C’est pourquoi je regrette que ce temps parlementaire nous ait été « volé », d’une part par l’obstruction parlementaire, et d’autre part par une procédure d’examen inadaptée à un tel texte.
La réforme des retraites doit être une grande avancée sur le plan de la solidarité, de la prise en compte de la pénibilité des métiers, des mobilités professionnelles, des carrières heurtées et de l’espérance de vie en bonne santé.
Elle est l’occasion de réinterroger le travail comme un continuum prenant en compte la formation professionnelle, la prévention, les possibilités de réorientation et les cessations progressives d’activité.
Elle est l’occasion pour les entreprises et les travailleurs de réfléchir ensemble à l’avenir professionnel de chacun dans le temps pour ne plus subir comme une fatalité une incapacité liée à l’âge ou à la pénibilité d’un métier.
Elle est l’occasion de revaloriser les salaires des fonctionnaires en relation avec leur niveau de compétence et non de l’échéance de leur cessation d’activité.
Je suis favorable à la réforme des retraites et malgré les points d’avancées sur le texte qui nous sera soumis cette semaine, certains m’interpellent encore : la prise en compte de la pénibilité, des carrières longues et la sauvegarde des pensions de la fonction publique.
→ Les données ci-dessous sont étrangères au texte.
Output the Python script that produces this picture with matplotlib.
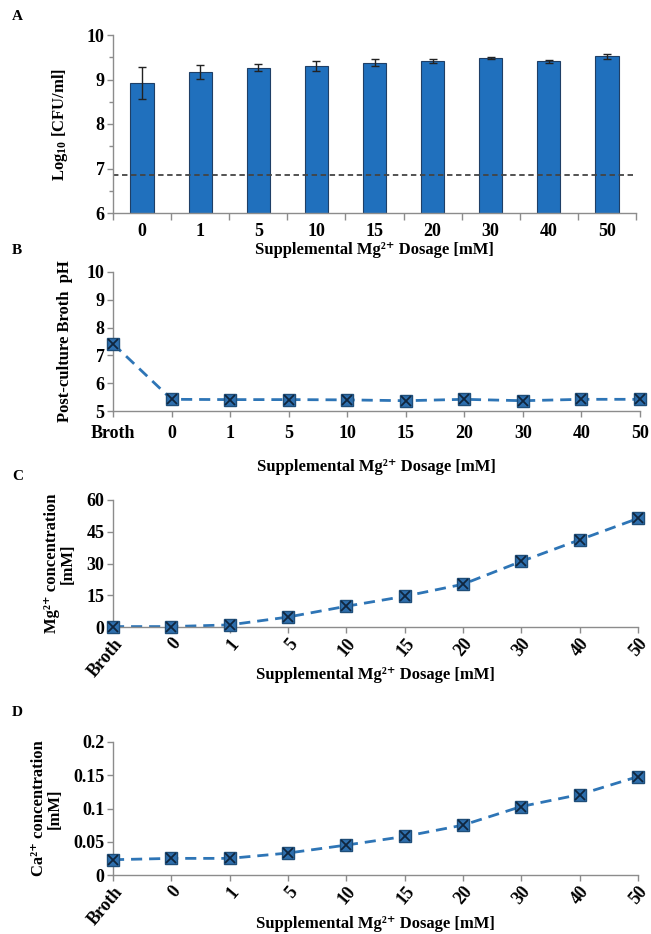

Je continuerai mon travail parlementaire de manière constructive : le 49-3 ne doit pas être la fin du débat démocratique, le débat au sénat, les conclusions de la conférence de financement, les concertations avec les différents syndicats doivent encore enrichir cette réforme. Le Gouvernement a repris certaines avancées proposées par les parlementaires et les partenaires sociaux, mais ça reste insuffisant : les prochains examens du texte devront considérablement l’enrichir pour qu’il soit à la hauteur des enjeux du XXI° siècle.
Pour cela, nous aurons besoin d’un véritable débat à l’Assemblée nationale. Les semaines à venir seront décisives à la fois pour l’Assemblée, son image auprès de ceux qu’elle représente et l’avenir même de l’exercice démocratique en France. J’y prendrai ma part et mes responsabilités.